На Покров в монастыре постригали в иноки трех послушников. От келаря паломнической трапезной отца Феодосия я узнал, что среди них был и Владимир, которого с наречением нового имени стали звать Ферапонтом.
Встретил я его вскоре после этого события на монастырском дворе. Все было понятно без слов, и вместо обычных в таких случаях поздравлений мы просто обнялись крепко, по-братски. Это был миг ни с чем не сравнимой радости, торжества какой-то особенной, высшей Правды, не нуждавшейся в доказательствах и объяснениях, и я буду помнить этот миг всю свою жизнь!
Почему-то во всех книгах, посвященных оптинским новомученикам, дату пострига инока Ферапонта переносят на 1991 год.
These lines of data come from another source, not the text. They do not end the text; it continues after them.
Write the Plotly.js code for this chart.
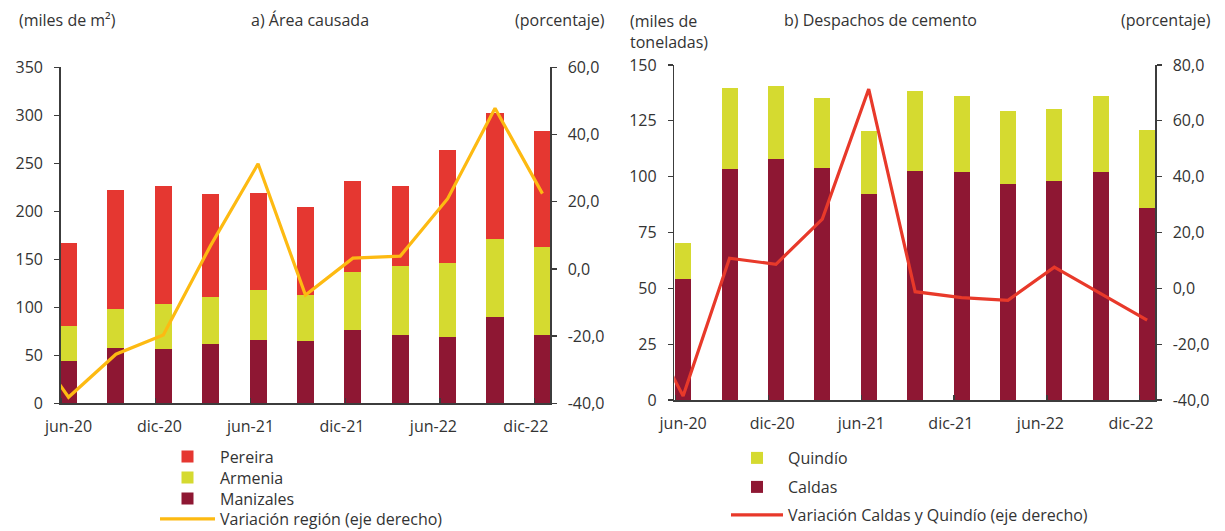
<!DOCTYPE html>
<html><head><meta charset="utf-8">
<script src="https://cdn.plot.ly/plotly-3.0.1.min.js"></script>
<style>html,body{margin:0;padding:0;background:#fff}#chart{width:1225px;height:531px}</style>
</head><body><div id="chart"></div>
<script>
// ---------- data ----------
const periods = ['jun-20','sep-20','dic-20','mar-21','jun-21','sep-21','dic-21','mar-22','jun-22','sep-22','dic-22'];
const linePeriods = ['mar-20','jun-20','sep-20','dic-20','mar-21','jun-21','sep-21','dic-21','mar-22','jun-22','sep-22','dic-22'];
const tickLabels = ['jun-20','dic-20','jun-21','dic-21','jun-22','dic-22'];
const rightTickVals1 = [-40, -20, 0, 20, 40, 60];
const rightTickText1 = ['-40,0','-20,0','0,0','20,0','40,0','60,0'];
const rightTickVals2 = [-40, -20, 0, 20, 40, 60, 80];
const rightTickText2 = ['-40,0','-20,0','0,0','20,0','40,0','60,0','80,0'];

// a) Área causada (miles de m²)
const pereira   = [86.8, 124.0, 122.9, 106.7, 101.4, 92.0, 94.4, 82.7, 118.1, 131.3, 120.5];
const armenia   = [36.1, 40.0, 46.9, 49.2, 52.1, 48.2, 60.4, 72.1, 77.0, 81.2, 91.9];
const manizales = [44.4, 57.9, 56.2, 61.8, 65.9, 64.6, 76.4, 71.2, 68.8, 89.9, 71.2];
const variacionRegion = [-18.0, -38.2, -25.4, -19.7, 7.0, 31.3, -7.8, 3.2, 3.8, 20.9, 47.8, 22.4];

// b) Despachos de cemento (miles de toneladas)
const quindio = [16.1, 36.6, 32.8, 31.5, 28.3, 35.7, 34.0, 32.7, 32.3, 34.0, 35.1];
const caldas  = [54.3, 103.3, 107.8, 103.7, 92.2, 102.5, 102.0, 96.9, 97.9, 102.0, 85.8];
const variacionCQ = [-6.8, -38.6, 10.8, 8.6, 24.8, 71.4, -1.2, -3.3, -4.3, 7.6, -1.9, -11.4];

// ---------- positions (index scale) ----------
const xBars = periods.map((p, i) => i);
const xLine = linePeriods.map((p, i) => i - 1);
const tickMarkPos = [-0.16, 1.84, 3.84, 5.84, 7.84, 9.84];
const labelPos = [0, 1.92, 3.84, 5.77, 7.7, 9.65];

// ---------- styles ----------
const C_PEREIRA = '#E53731', C_ARMENIA = '#D5DA30', C_MANIZALES = '#8E1733';
const C_LINE_A = '#FDBA12', C_LINE_B = '#E8392A';
const AX = '#3c3c3c';
const FONT = {family: '"Open Sans", sans-serif', size: 16, color: '#333'};

const traces = [
  {type:'bar', name:'Manizales', x:xBars, y:manizales, xaxis:'x', yaxis:'y', width:0.36,
   marker:{color:C_MANIZALES}, legend:'legend3', hoverinfo:'skip'},
  {type:'bar', name:'Armenia', x:xBars, y:armenia, xaxis:'x', yaxis:'y', width:0.36,
   marker:{color:C_ARMENIA}, legend:'legend2', hoverinfo:'skip'},
  {type:'bar', name:'Pereira', x:xBars, y:pereira, xaxis:'x', yaxis:'y', width:0.36,
   marker:{color:C_PEREIRA}, legend:'legend', hoverinfo:'skip'},
  {type:'scatter', mode:'lines', name:'Variación región (eje derecho)', x:xLine, y:variacionRegion,
   xaxis:'x', yaxis:'y2', line:{color:C_LINE_A, width:3.2}, legend:'legend4', hoverinfo:'skip'},

  {type:'bar', name:'Caldas', x:xBars, y:caldas, xaxis:'x2', yaxis:'y3', width:0.345,
   marker:{color:C_MANIZALES}, legend:'legend6', hoverinfo:'skip'},
  {type:'bar', name:'Quindío', x:xBars, y:quindio, xaxis:'x2', yaxis:'y3', width:0.345,
   marker:{color:C_ARMENIA}, legend:'legend5', hoverinfo:'skip'},
  {type:'scatter', mode:'lines', name:'Variación Caldas y Quindío (eje derecho)', x:xLine, y:variacionCQ,
   xaxis:'x2', yaxis:'y4', line:{color:C_LINE_B, width:3.2}, legend:'legend7', hoverinfo:'skip'}
];

const W = 1225, H = 531;
const px = v => v / W, py = v => 1 - v / H;

const xAxis = (dom, rng, anchor) => ({
  domain: dom, range: rng, anchor: anchor, tickmode:'array', tickvals: labelPos, ticktext: tickLabels,
  ticks:'', ticklabelstandoff: 8, tickfont: FONT,
  minor: {tickmode:'array', tickvals: tickMarkPos, ticks:'inside', ticklen:5, tickwidth:1.3, tickcolor:AX, showgrid:false},
  showline:true, linecolor:AX, linewidth:1.5, showgrid:false, zeroline:false, fixedrange:true
});
const yLeft = (dom, rng, dtick, anchor) => ({
  domain: dom, range: rng, dtick: dtick, tick0: 0, anchor: anchor, ticks:'outside', ticklen:5, tickwidth:1.3,
  tickcolor:AX, showline:true, linecolor:AX, linewidth:1.5, showgrid:false, zeroline:false,
  ticklabelstandoff: 8, fixedrange:true, tickfont: FONT
});
const yRight = (over, rng, vals, text, anchor) => ({
  overlaying: over, side:'right', range: rng, anchor: anchor, tickmode:'array', tickvals: vals, ticktext: text,
  ticks:'outside', ticklen:5, tickwidth:1.3, tickcolor:AX, showline:true, linecolor:AX, linewidth:1.5,
  showgrid:false, zeroline:false, ticklabelstandoff: 8, fixedrange:true, tickfont: FONT
});
const leg = (x, yc, iw) => ({x: px(x), xanchor:'left', y: py(yc), yanchor:'middle',
  bgcolor:'rgba(0,0,0,0)', font: FONT, itemwidth: iw});

const rangeA = [-0.165, 10.16], rangeB = [-0.19, 10.17];
const layout = {
  width: W, height: H, margin:{l:0, r:0, t:0, b:0, autoexpand:false},
  paper_bgcolor:'#fff', plot_bgcolor:'rgba(0,0,0,0)', font: FONT, separators: ',.',
  barmode:'stack', showlegend:true, hovermode:false,
  xaxis: xAxis([px(60.7), px(550)], rangeA, 'y'),
  yaxis: yLeft([py(403.3), py(67.3)], [0, 350], 50, 'x'),
  yaxis2: yRight('y', [-40, 60], rightTickVals1, rightTickText1, 'x'),
  xaxis2: xAxis([px(674.3), px(1155)], rangeB, 'y3'),
  yaxis3: yLeft([py(400), py(65)], [0, 150], 25, 'x2'),
  yaxis4: yRight('y3', [-40, 80], rightTickVals2, rightTickText2, 'x2'),
  legend:  leg(155, 456.5, 55),
  legend2: leg(155, 477.5, 55),
  legend3: leg(155, 498.5, 55),
  legend4: leg(155, 519, 55),
  legend5: leg(726, 458, 52),
  legend6: leg(726, 487, 52),
  legend7: leg(726, 515, 52),
  annotations: [
    {text:'(miles de m²)', xref:'paper', yref:'paper', x: px(17), y: py(20), xanchor:'left', yanchor:'middle', showarrow:false, font: FONT},
    {text:'a) Área causada', xref:'paper', yref:'paper', x: px(310), y: py(20), xanchor:'center', yanchor:'middle', showarrow:false, font: FONT},
    {text:'(porcentaje)', xref:'paper', yref:'paper', x: px(607), y: py(20), xanchor:'right', yanchor:'middle', showarrow:false, font: FONT},
    {text:'(miles de<br>toneladas)', xref:'paper', yref:'paper', x: px(628), y: py(8), xanchor:'left', yanchor:'top', align:'left', showarrow:false, font: FONT},
    {text:'b) Despachos de cemento', xref:'paper', yref:'paper', x: px(880), y: py(20), xanchor:'center', yanchor:'middle', showarrow:false, font: FONT},
    {text:'(porcentaje)', xref:'paper', yref:'paper', x: px(1213), y: py(20), xanchor:'right', yanchor:'middle', showarrow:false, font: FONT}
  ]
};

Plotly.newPlot('chart', traces, layout, {displayModeBar:false, staticPlot:true});
</script>
</body></html>
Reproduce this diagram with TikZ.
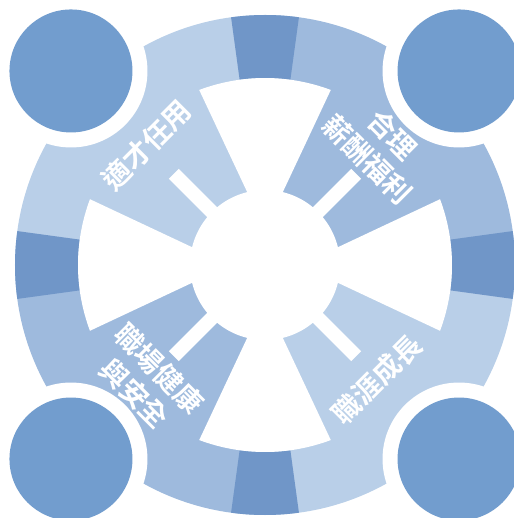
\documentclass[tikz,border=0pt]{standalone}
\usepackage{fontspec}
\newfontfamily\cjk{Noto Sans CJK TC}[BoldFont={Noto Sans CJK TC Bold}]
\definecolor{ringdark}{HTML}{7096C8}
\definecolor{circblue}{HTML}{729DCE}
\definecolor{quadlight}{HTML}{B9CFE8}
\definecolor{quadmid}{HTML}{9EBADD}
\begin{document}
\begin{tikzpicture}[x=1pt,y=1pt,
  lbl/.style={text=white,font=\cjk\bfseries\fontsize{28}{35}\selectfont,align=center,inner sep=0pt}]
\useasboundingbox (-265,-253) rectangle (248,265);
% quadrants
\fill[quadlight] (0,0) -- (90:250) arc[start angle=90,end angle=180,radius=250] -- cycle;
\fill[quadmid] (0,0) -- (0:250) arc[start angle=0,end angle=90,radius=250] -- cycle;
\fill[quadmid] (0,0) -- (180:250) arc[start angle=180,end angle=270,radius=250] -- cycle;
\fill[quadlight] (0,0) -- (270:250) arc[start angle=270,end angle=360,radius=250] -- cycle;
% dark bands and white wedges
\foreach \a in {0,90,180,270} {
  \fill[ringdark] (\a-7.8:187) arc[start angle=\a-7.8,end angle=\a+7.8,radius=187]
     -- (\a+7.8:250) arc[start angle=\a+7.8,end angle=\a-7.8,radius=250] -- cycle;
  \fill[white] (\a:35) -- (\a-20.6:187) arc[start angle=\a-20.6,end angle=\a+20.6,radius=187] -- cycle;
}
% centre
\fill[white] (0,0) circle[radius=75];
% slits
\foreach \a in {45,135,225,315} {
  \fill[white,rotate=\a] (40,-7) rectangle (129,7);
}
% corner circles
\foreach \a in {45,135,225,315} {
  \fill[white] (\a:274.4) circle[radius=76.5];
  \fill[circblue] (\a:274.4) circle[radius=61.5];
}
% labels
\node[lbl,rotate=45] (t1) at (-118.5,120) {適才任用};
\node[lbl,rotate=-45] (t2) at (115,118) {合理\\薪酬福利};
\node[lbl,rotate=-45] (t3) at (-118,-116) {職場健康\\與安全};
\node[lbl,rotate=45] (t4) at (112,-114.5) {職涯成長};
\end{tikzpicture}
\end{document}
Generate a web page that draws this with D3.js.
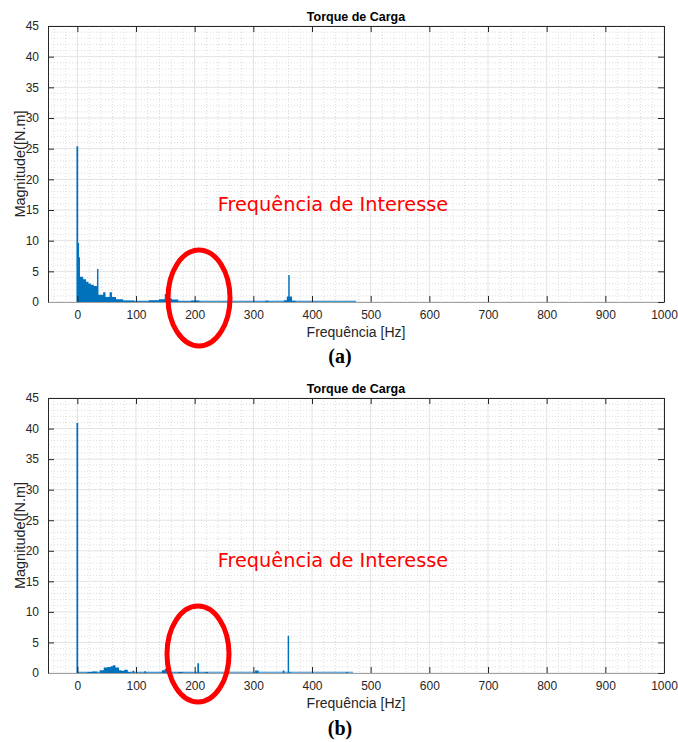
<!DOCTYPE html>
<html>
<head>
<meta charset="utf-8">
<script src="https://cdnjs.cloudflare.com/ajax/libs/d3/7.8.5/d3.min.js"></script>
<style>
  html, body { margin: 0; padding: 0; background: #fff; }
  svg { display: block; }
</style>
</head>
<body>
<svg id="chart" width="678" height="742"></svg>
<script>
// ---------- DATA (step spectrum: value holds from freq[i] to freq[i+1]) ----------
const xTicks = [0, 100, 200, 300, 400, 500, 600, 700, 800, 900, 1000];
const yTicks = [0, 5, 10, 15, 20, 25, 30, 35, 40, 45];

const freqA = [-1.5, 1.5, 3, 4.5, 10, 15, 19, 23, 28, 33.5, 36, 44, 48, 55, 59, 66, 78, 97, 122, 139, 149, 153, 161, 172, 194, 208, 320, 326, 352, 357, 359.5, 362, 366, 372, 475];
const magA  = [25.4, 9.6, 7.3, 4.1, 3.7, 3.3, 3.0, 2.8, 2.6, 5.4, 1.2, 1.6, 0.8, 1.6, 0.8, 0.45, 0.25, 0.12, 0.3, 0.45, 1.3, 0.6, 0.4, 0.12, 0.25, 0.1, 0.2, 0.1, 0.3, 0.9, 4.4, 0.9, 0.2, 0.08, 0];

const freqB = [-1.5, 1.5, 17, 25, 34, 38, 45, 51, 57, 61, 65, 71, 75, 80, 86, 91, 94, 97, 114, 117, 144, 149, 155, 172, 180, 204.5, 207.5, 218, 223, 303, 309, 350, 353, 358.5, 361, 366, 458, 461, 470];
const magB  = [40.9, 0.1, 0.15, 0.25, 0.1, 0.45, 0.9, 1.0, 1.1, 1.25, 0.9, 0.45, 0.35, 0.55, 0.15, 0.08, 0.35, 0.08, 0.3, 0.08, 0.45, 0.7, 0.1, 0.15, 0.08, 1.6, 0.08, 0.15, 0.05, 0.4, 0.05, 0.4, 0.05, 6.1, 0.1, 0.05, 0.15, 0.05, 0];

const titleText = "Torque de Carga";
const xLabelText = "Frequência [Hz]";
const yLabelText = "Magnitude([N.m]";
const noteText = "Frequência de Interesse";
const panelLabels = ["(a)", "(b)"];

// ---------- DRAW ----------
const svg = d3.select("#chart");
const axisColor = "#262626";
const barColor = "#0072BD";

function drawPanel(cfg) {
  const g = svg.append("g");
  const x = d3.scaleLinear().domain([-50, 1000]).range([48, 664]);
  const y = d3.scaleLinear().domain([0, 45]).range([cfg.bottom, cfg.top]);

  // minor grid
  const xMinor = d3.range(-40, 1000, 20).filter(v => v % 100 !== 0);
  const yMinor = d3.range(1, 45, 1).filter(v => v % 5 !== 0);
  g.selectAll(".xm").data(xMinor).join("line")
    .attr("x1", d => x(d)).attr("x2", d => x(d))
    .attr("y1", cfg.top).attr("y2", cfg.bottom)
    .attr("stroke", "#d4d4d4").attr("stroke-width", 0.8).attr("stroke-dasharray", "1,2");
  g.selectAll(".ym").data(yMinor).join("line")
    .attr("x1", 48).attr("x2", 664)
    .attr("y1", d => y(d)).attr("y2", d => y(d))
    .attr("stroke", "#d4d4d4").attr("stroke-width", 0.8).attr("stroke-dasharray", "1,2");
  // major grid
  g.selectAll(".xg").data(xTicks).join("line")
    .attr("x1", d => x(d)).attr("x2", d => x(d))
    .attr("y1", cfg.top).attr("y2", cfg.bottom)
    .attr("stroke", "#e3e3e3").attr("stroke-width", 1);
  g.selectAll(".yg").data(yTicks).join("line")
    .attr("x1", 48).attr("x2", 664)
    .attr("y1", d => y(d)).attr("y2", d => y(d))
    .attr("stroke", "#e3e3e3").attr("stroke-width", 1);

  // near-zero baseline of spectrum
  g.append("line")
    .attr("x1", x(0)).attr("x2", x(cfg.freq[cfg.freq.length - 1]))
    .attr("y1", y(0) - 0.7).attr("y2", y(0) - 0.7)
    .attr("stroke", "#8fbde6").attr("stroke-width", 1.4);

  // spectrum
  const pts = cfg.freq.map((f, i) => [f, cfg.mag[i]]);
  const area = d3.area()
    .x(d => x(d[0])).y0(y(0)).y1(d => y(d[1]))
    .curve(d3.curveStepAfter);
  g.append("path").datum(pts).attr("d", area).attr("fill", barColor);

  // axes (box with inward ticks)
  const axL = d3.axisLeft(y).tickValues(yTicks).tickSizeInner(-6).tickSizeOuter(0).tickPadding(9).tickFormat(d3.format("d"));
  const axB = d3.axisBottom(x).tickValues(xTicks).tickSizeInner(-6).tickSizeOuter(0).tickPadding(8.5).tickFormat(d3.format("d"));
  const axR = d3.axisRight(y).tickValues(yTicks).tickSizeInner(-6).tickSizeOuter(0).tickFormat("");
  const axT = d3.axisTop(x).tickValues(xTicks).tickSizeInner(-6).tickSizeOuter(0).tickFormat("");

  function style(sel) {
    sel.selectAll("path").attr("stroke", axisColor).attr("stroke-width", 1);
    sel.selectAll("line").attr("stroke", axisColor).attr("stroke-width", 1);
    sel.selectAll("text").attr("fill", axisColor)
      .style("font-family", "'Liberation Sans', Arial, sans-serif").style("font-size", "12px");
  }
  g.append("g").attr("transform", `translate(48,0)`).call(axL).call(style);
  const gb = g.append("g").attr("transform", `translate(0,${cfg.bottom})`).call(axB).call(style);
  gb.select("path").attr("stroke", "#a0a0a0");
  g.append("g").attr("transform", `translate(664,0)`).call(axR).call(style);
  g.append("g").attr("transform", `translate(0,${cfg.top})`).call(axT).call(style);

  // title
  g.append("text").attr("x", 356).attr("y", cfg.top - 5)
    .attr("text-anchor", "middle")
    .style("font-family", "'Liberation Sans', Arial, sans-serif")
    .style("font-size", "12.5px").style("font-weight", "bold").attr("fill", "#000")
    .text(titleText);

  // x label
  g.append("text").attr("x", 356).attr("y", cfg.bottom + 34.5)
    .attr("text-anchor", "middle")
    .style("font-family", "'Liberation Sans', Arial, sans-serif")
    .style("font-size", "14px").attr("fill", axisColor)
    .text(xLabelText);

  // y label
  g.append("text")
    .attr("transform", `translate(24.5,${(cfg.top + cfg.bottom) / 2}) rotate(-90)`)
    .attr("text-anchor", "middle")
    .style("font-family", "'Liberation Sans', Arial, sans-serif")
    .style("font-size", "14.5px").attr("fill", axisColor)
    .text(yLabelText);

  // annotation
  g.append("text").attr("x", 333).attr("y", cfg.noteY)
    .attr("text-anchor", "middle")
    .style("font-family", "'DejaVu Sans', Verdana, sans-serif")
    .style("font-size", "19.3px").attr("fill", "#ff0000")
    .text(noteText);

  g.append("ellipse")
    .attr("cx", cfg.ell[0]).attr("cy", cfg.ell[1])
    .attr("rx", 31).attr("ry", 48)
    .attr("fill", "none").attr("stroke", "#ff0000").attr("stroke-width", 5);

  // panel label
  svg.append("text").attr("x", 340).attr("y", cfg.labelY)
    .attr("text-anchor", "middle")
    .style("font-family", "'Liberation Serif', 'Times New Roman', serif")
    .style("font-size", "20px").style("font-weight", "bold").attr("fill", "#000")
    .text(cfg.label);
}

drawPanel({ top: 26, bottom: 302, freq: freqA, mag: magA, noteY: 211, ell: [199, 298], labelY: 363, label: panelLabels[0] });
drawPanel({ top: 398, bottom: 673, freq: freqB, mag: magB, noteY: 567, ell: [198, 654], labelY: 735, label: panelLabels[1] });
</script>
</body>
</html>
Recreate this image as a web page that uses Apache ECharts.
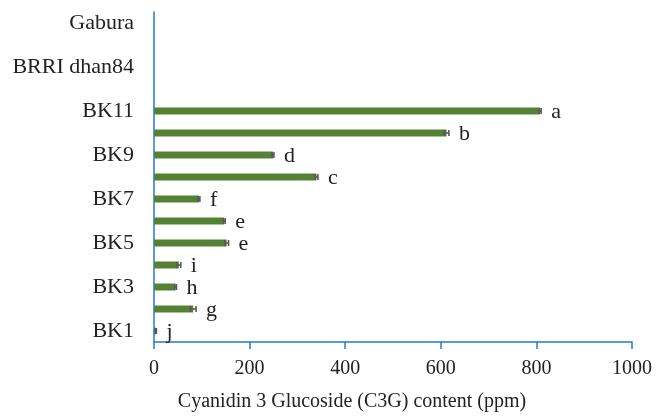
<!DOCTYPE html>
<html>
<head>
<meta charset="utf-8">
<script src="https://cdn.jsdelivr.net/npm/echarts@6/dist/echarts.min.js"></script>
<style>
  html, body { margin: 0; padding: 0; background: #fff; }
  #main { width: 657px; height: 417px; }
</style>
</head>
<body>
<div id="main"></div>
<script>
// categories bottom -> top (every other one labelled)
var genotypes = ["BK1", "BK2", "BK3", "BK4", "BK5", "BK6", "BK7", "BK8", "BK9", "BK10", "BK11", " ", "BRRI dhan84", "  ", "Gabura"];
var c3g = [4, 82, 45, 52, 152, 147, 94, 340, 249, 612, 808, 0, 0, 0, 0];
var c3gErr = [1, 6, 2, 4, 4, 2, 2, 3, 2, 5, 2, 0, 0, 0, 0];
var letters = ["j", "g", "h", "i", "e", "e", "f", "c", "d", "b", "a", "", "", "", ""];
var xTicks = { min: 0, max: 1000, interval: 200 };

var axisBlue = "#2479d0";
var serif = "'Liberation Serif', 'Times New Roman', serif";

var chart = echarts.init(document.getElementById("main"));

var errData = [];
for (var i = 0; i < c3g.length; i++) {
  errData.push([c3g[i], i, c3gErr[i], letters[i]]);
}

var option = {
  animation: false,
  grid: { left: 154, top: 12, right: 25, bottom: 72, containLabel: false },
  xAxis: {
    type: "value",
    min: xTicks.min,
    max: xTicks.max,
    interval: xTicks.interval,
    name: "Cyanidin 3 Glucoside (C3G) content (ppm)",
    nameLocation: "middle",
    nameGap: 50,
    nameTextStyle: { fontFamily: serif, fontSize: 20, color: "#222", padding: [0, 82, 0, 0] },
    axisLine: { show: true, lineStyle: { color: axisBlue, width: 1.5 } },
    axisTick: { show: true, length: 7, lineStyle: { color: axisBlue, width: 1.5 } },
    axisLabel: { fontFamily: serif, fontSize: 20, color: "#222", margin: 17, formatter: function (v) { return String(v); } },
    splitLine: { show: false }
  },
  yAxis: {
    type: "category",
    data: genotypes,
    axisLine: { show: true, lineStyle: { color: axisBlue, width: 1.5 } },
    axisTick: { show: false },
    axisLabel: { interval: 1, fontFamily: serif, fontSize: 22, color: "#222", margin: 20 },
    splitLine: { show: false }
  },
  series: [
    {
      type: "bar",
      data: c3g,
      barWidth: 7,
      itemStyle: { color: "#548235" },
      z: 2
    },
    {
      type: "custom",
      data: errData,
      z: 3,
      renderItem: function (params, api) {
        var v = api.value(0), idx = api.value(1), e = api.value(2);
        var letter = errData[params.dataIndex][3];
        if (!letter) return null;
        var lo = api.coord([v - e, idx]);
        var hi = api.coord([v + e, idx]);
        var cap = 3;
        var st = { stroke: "#595959", lineWidth: 1.6 };
        return {
          type: "group",
          children: [
            { type: "line", shape: { x1: lo[0], y1: lo[1], x2: hi[0], y2: hi[1] }, style: st },
            { type: "line", shape: { x1: lo[0], y1: lo[1] - cap, x2: lo[0], y2: lo[1] + cap }, style: st },
            { type: "line", shape: { x1: hi[0], y1: hi[1] - cap, x2: hi[0], y2: hi[1] + cap }, style: st },
            {
              type: "text",
              x: hi[0] + 10,
              y: hi[1] + 1,
              style: {
                text: letter,
                fontFamily: serif,
                fontSize: 22,
                fill: "#222",
                verticalAlign: "middle",
                align: "left"
              }
            }
          ]
        };
      }
    }
  ]
};

chart.setOption(option);
</script>
</body>
</html>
Но я могу засвидетельствовать, что случилось это именно в 92-м году и никак не раньше.
После того как Владимир стал отцом Ферапонтом, он стал еще более молчалив, собран и строг. Теперь он редко смотрел в глаза, все больше под ноги — в землю. Я понимал, что он непрестанно творит молитву, и все же, когда он раз или два не ответил на мое приветствие — скорее всего, не желая «рассеиваться» и рассчитывая на понимание, — это, каюсь, задело мое самолюбие. Мне кажется, он страдал в этот период оттого, что вынужден был подчиняться неизбежным душевным правилам общежития. Душевное уже было ему в муку. Он хотел духовного, и это было очевидно… Жаль только, что я тогда — осознавая умом — не был готов принять это сердцем.
Между тем случилось мне откопать несколько старинных крестов из Пафнутиевского колодца. История этого колодца такова. Он был заброшен при советской власти и летом 1992 года приведен в порядок. Причем, когда его начали чистить экскаватором, оказалось, что в иле скопилось бесчисленное множество крестов, образков и монет, брошенных в колодец паломниками за всю историю существования монастыря. Ил вывозили «камазами» в поле и сваливали в одном месте, а потом все желающие просеивали его и горстями уносили домой все, что сумели найти.